In proving that his loss was caused by a theft as defined by California law, petitioner must first establish that a false pretense or representation was made. In this case, the alleged false representation that the shelter had passed five or six audits was not made by the promoter of the investment, Mr. Crum, but by a fellow investor, Mr. Cash. Additionally, petitioner failed to offer any evidence that the statement was even made, other than his own testimony which we did not find to be credible.

Secondly, petitioner must show that the accused made the misrepresentation with the intent to defraud petitioner of his property or money. Once again, petitioner failed to offer any evidence of fraudulent intent on the part of Mr. Crum. The misrepresentation regarding the shelter's previous audits was not made directly by Mr. Crum to petitioner, and petitioner did not establish that the misrepresentation originated from Mr. Crum. Nor did petitioner establish that Mr. Cash, the neighbor who allegedly made the misrepresentation, did so with intent to defraud petitioner. Mr. Cash was merely a fellow investor in the tax shelter, and not one of its promoters.

Finally, petitioner must show that he actually relied on the false pretense in making his investment. Once again, petitioner failed to link the misrepresentation to the promoter of the investment. Additionally, petitioner failed to establish that the misrepresentation materially influenced him to make the investment. Promotional materials supplied to the investors described the business of beaver breeding and the expected tax benefits in great detail. See Webber v. Commissioner [Dec. 40,541(M)], T.C. Memo. 1983-633. Without additional evidence, we are not persuaded petitioner materially relied on the statement of his neighbor.

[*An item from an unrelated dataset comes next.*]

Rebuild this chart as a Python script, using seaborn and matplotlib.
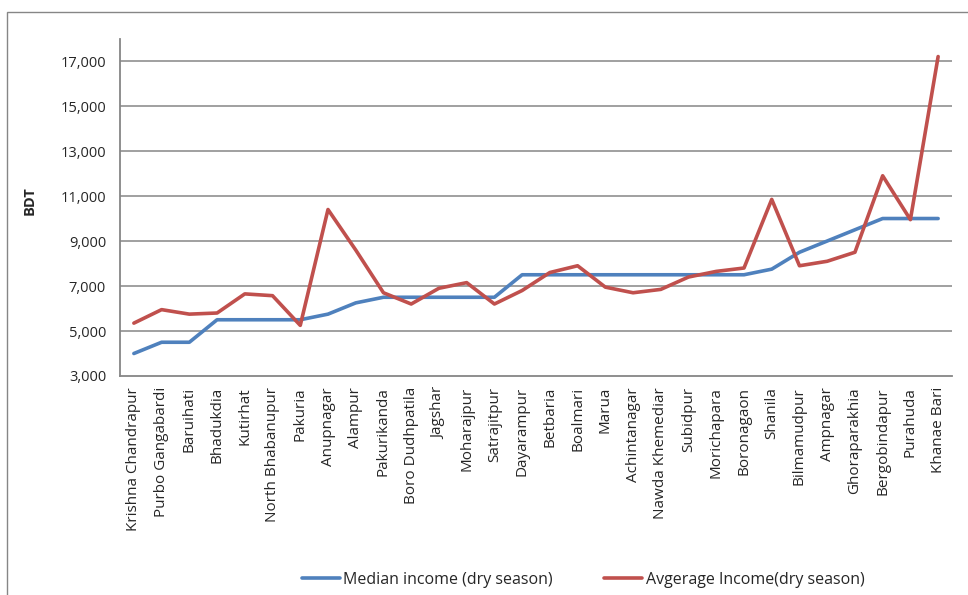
import numpy as np
import pandas as pd
import matplotlib
matplotlib.use("Agg")
import matplotlib.pyplot as plt
from matplotlib.patches import Rectangle
from matplotlib.ticker import FuncFormatter, FixedLocator
import seaborn as sns

villages = ["Krishna Chandrapur", "Purbo Gangabardi", "Baruihati", "Bhadukdia",
            "Kutirhat", "North Bhabanupur", "Pakuria", "Anupnagar", "Alampur",
            "Pakurikanda", "Boro Dudhpatila", "Jagshar", "Moharajpur", "Satrajitpur",
            "Dayarampur", "Betbaria", "Boalmari", "Marua", "Achintanagar",
            "Nawda Khemediar", "Subidpur", "Morichapara", "Boronagaon", "Shanila",
            "Bilmamudpur", "Ampnagar", "Ghoraparakhia", "Bergobindapur", "Purahuda",
            "Khanae Bari"]
median_income = [4000, 4500, 4500, 5500, 5500, 5500, 5500, 5750, 6250, 6500,
                 6500, 6500, 6500, 6500, 7500, 7500, 7500, 7500, 7500, 7500,
                 7500, 7500, 7500, 7750, 8500, 9000, 9500, 10000, 10000, 10000]
average_income = [5350, 5950, 5750, 5800, 6650, 6570, 5250, 10400, 8600, 6700,
                  6200, 6900, 7150, 6200, 6800, 7600, 7900, 6950, 6700, 6850,
                  7400, 7650, 7800, 10850, 7900, 8100, 8500, 11900, 9950, 17200]
series_names = ["Median income (dry season)", "Avgerage Income(dry season)"]
yticks = [3000, 5000, 7000, 9000, 11000, 13000, 15000, 17000]

df = pd.DataFrame({
    "pos": list(range(len(villages))) * 2,
    "value": median_income + average_income,
    "series": [series_names[0]] * len(villages) + [series_names[1]] * len(villages),
})

sns.set_style("white")
plt.rcParams["font.family"] = ["Open Sans", "DejaVu Sans"]

grey = "#868686"
colors = ["#4F81BD", "#C0504D"]
fig = plt.figure(figsize=(9.68, 5.95), dpi=100)
ax = fig.add_axes([120 / 968, 1 - 376 / 595, 832 / 968, 337 / 595])

sns.lineplot(data=df, x="pos", y="value", hue="series", ax=ax,
             palette=colors, linewidth=2.6, legend=False)

ax.set_xlim(-0.5, len(villages) - 0.5)
ax.set_ylim(3000, 17980)
ax.set_yticks(yticks)
ax.yaxis.set_major_formatter(FuncFormatter(lambda v, p: f"{int(v):,}"))
for v in yticks[1:]:
    ax.axhline(v, color=grey, linewidth=1.1, zorder=0)

ax.set_xticks(range(len(villages)))
ax.set_xticklabels(villages, rotation=90, fontsize=11)
ax.xaxis.set_minor_locator(FixedLocator(np.arange(-0.5, len(villages), 1.0)))
ax.tick_params(axis="x", which="major", length=0, pad=8)
ax.tick_params(axis="x", which="minor", length=5, color=grey, width=1)
ax.tick_params(axis="y", length=6, color=grey, width=1, labelsize=10.5, pad=4)

for s in ["top", "right"]:
    ax.spines[s].set_visible(False)
for s in ["left", "bottom"]:
    ax.spines[s].set_color(grey)
    ax.spines[s].set_linewidth(1.3)

ax.set_xlabel("")
ax.set_ylabel("BDT", fontsize=10.5, fontweight="bold")
ax.yaxis.set_label_coords(-0.1, 0.52)

handles = [plt.Line2D([], [], color=c, linewidth=2.6) for c in colors]
fig.legend(handles, series_names, loc="center", bbox_to_anchor=(583 / 968, 1 - 580 / 595),
           ncol=2, frameon=False, fontsize=11.5, handlelength=2.4, handletextpad=0.2,
           columnspacing=3.2)

fig.patches.append(Rectangle((7 / 968, -0.1), 1.2, 1.1 - 12 / 595, transform=fig.transFigure,
                             fill=False, edgecolor=grey, linewidth=1.0))

fig.savefig("out.png", dpi=100)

Petitioner not only failed to establish that a theft loss occurred during the years in issue, he also failed to establish that the alleged losses actually were discovered during those years. See section 165(e). As we stated in Marine v. Commissioner [Dec. 45,686], 92 T.C. 958 (1989), affd. without published opinion 921 F.2d 280 (9th Cir. 1991), it is the discovery of the theft, and not a mere claim to one of the other losses enumerated under section 165, that entitles petitioner to the theft loss deduction. "Until knowledge of both theft and loss coexist, a theft loss deduction is untenable." Id. at 976. We find that these conditions did not arise in the case during any of the years in issue. Petitioner claims a theft loss deduction for 1980, 1981, and 1982. Although petitioner was put on notice by respondent in 1979 that the beavers were overvalued, he continued to deduct the interest through 1982. Even though petitioner claims that he thought he was defrauded earlier, he testified at the first trial in 1983 that he believed he had paid a fair price for the beavers. Petitioner attempts to explain that this testimony described what he believed in 1979 at the time of the initial investment. However, we find that his explanation lacks credibility.

In conclusion, we find that petitioner failed to establish a deductible theft loss for any of the years in issue. Accordingly, the deficiency as set forth in respondent's notice of deficiency, disallowing deductions for tax years 1980 through 1982, is correct.

To reflect the foregoing,

Decision will be entered for respondent.